Find each line containing the string "React" and return it.

******

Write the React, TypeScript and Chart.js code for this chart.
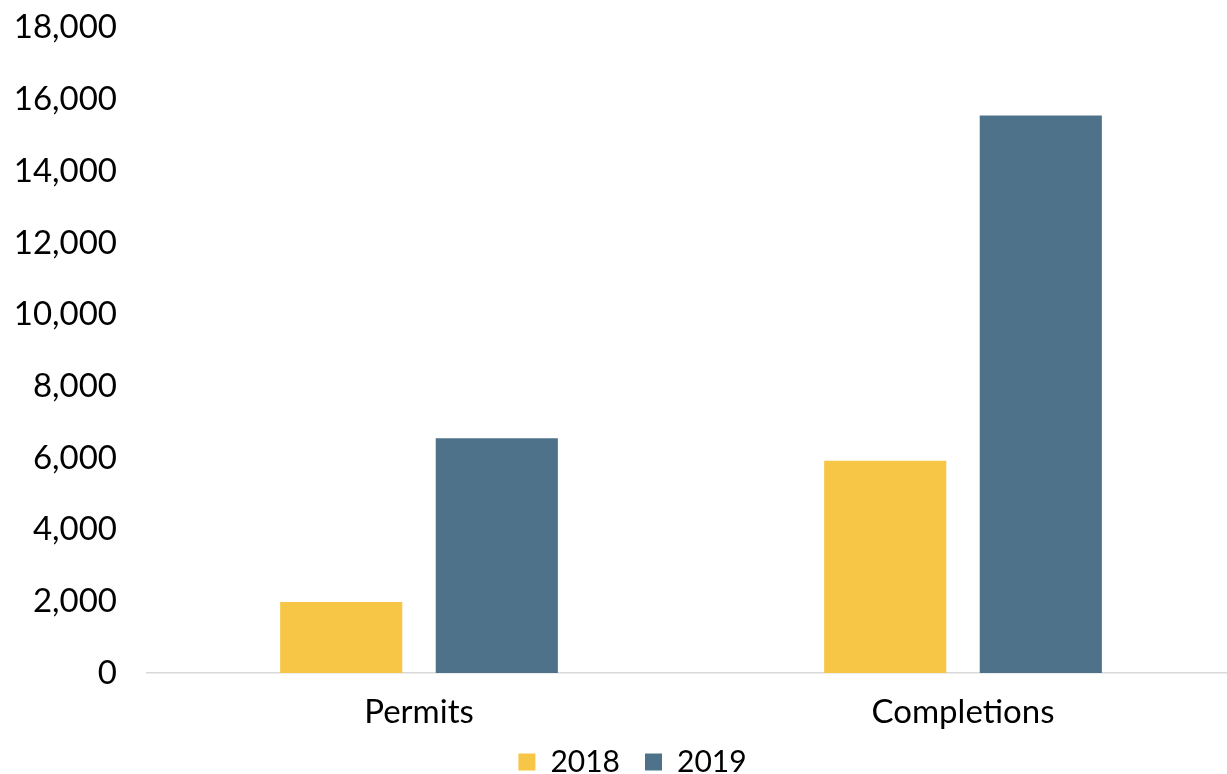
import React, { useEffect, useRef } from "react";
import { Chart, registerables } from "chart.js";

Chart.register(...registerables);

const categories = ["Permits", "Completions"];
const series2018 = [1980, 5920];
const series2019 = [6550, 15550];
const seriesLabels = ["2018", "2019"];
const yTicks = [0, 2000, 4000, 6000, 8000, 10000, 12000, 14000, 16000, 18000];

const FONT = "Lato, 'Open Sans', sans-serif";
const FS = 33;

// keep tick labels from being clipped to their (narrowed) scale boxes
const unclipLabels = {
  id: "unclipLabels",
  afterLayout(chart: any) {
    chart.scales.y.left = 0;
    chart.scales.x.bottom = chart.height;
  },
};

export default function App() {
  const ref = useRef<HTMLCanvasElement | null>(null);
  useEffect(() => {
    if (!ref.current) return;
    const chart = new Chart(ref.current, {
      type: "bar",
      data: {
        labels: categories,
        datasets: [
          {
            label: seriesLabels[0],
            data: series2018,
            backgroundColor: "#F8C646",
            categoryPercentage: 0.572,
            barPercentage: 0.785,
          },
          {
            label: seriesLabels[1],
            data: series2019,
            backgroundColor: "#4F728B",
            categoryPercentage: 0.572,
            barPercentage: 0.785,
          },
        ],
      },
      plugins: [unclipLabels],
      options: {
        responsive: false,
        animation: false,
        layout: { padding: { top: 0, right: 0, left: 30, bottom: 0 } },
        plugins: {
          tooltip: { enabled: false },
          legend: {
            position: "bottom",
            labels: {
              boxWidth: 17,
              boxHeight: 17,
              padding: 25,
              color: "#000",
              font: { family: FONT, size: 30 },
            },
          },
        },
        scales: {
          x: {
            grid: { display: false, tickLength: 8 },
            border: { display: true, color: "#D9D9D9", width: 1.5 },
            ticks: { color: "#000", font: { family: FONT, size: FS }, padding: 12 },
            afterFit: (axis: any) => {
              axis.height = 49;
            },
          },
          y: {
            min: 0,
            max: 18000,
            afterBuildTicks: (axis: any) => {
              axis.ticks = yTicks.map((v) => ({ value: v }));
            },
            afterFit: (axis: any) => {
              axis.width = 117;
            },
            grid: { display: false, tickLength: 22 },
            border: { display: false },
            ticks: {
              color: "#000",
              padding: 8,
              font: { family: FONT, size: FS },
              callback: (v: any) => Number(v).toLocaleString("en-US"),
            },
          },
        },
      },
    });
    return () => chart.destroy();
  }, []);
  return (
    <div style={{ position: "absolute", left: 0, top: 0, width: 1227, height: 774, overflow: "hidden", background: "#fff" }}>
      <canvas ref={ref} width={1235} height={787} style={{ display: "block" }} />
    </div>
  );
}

******

(EXERCISE RESPONSE)
Write the React, TypeScript and Chart.js code for this chart.
import React, { useEffect, useRef } from "react";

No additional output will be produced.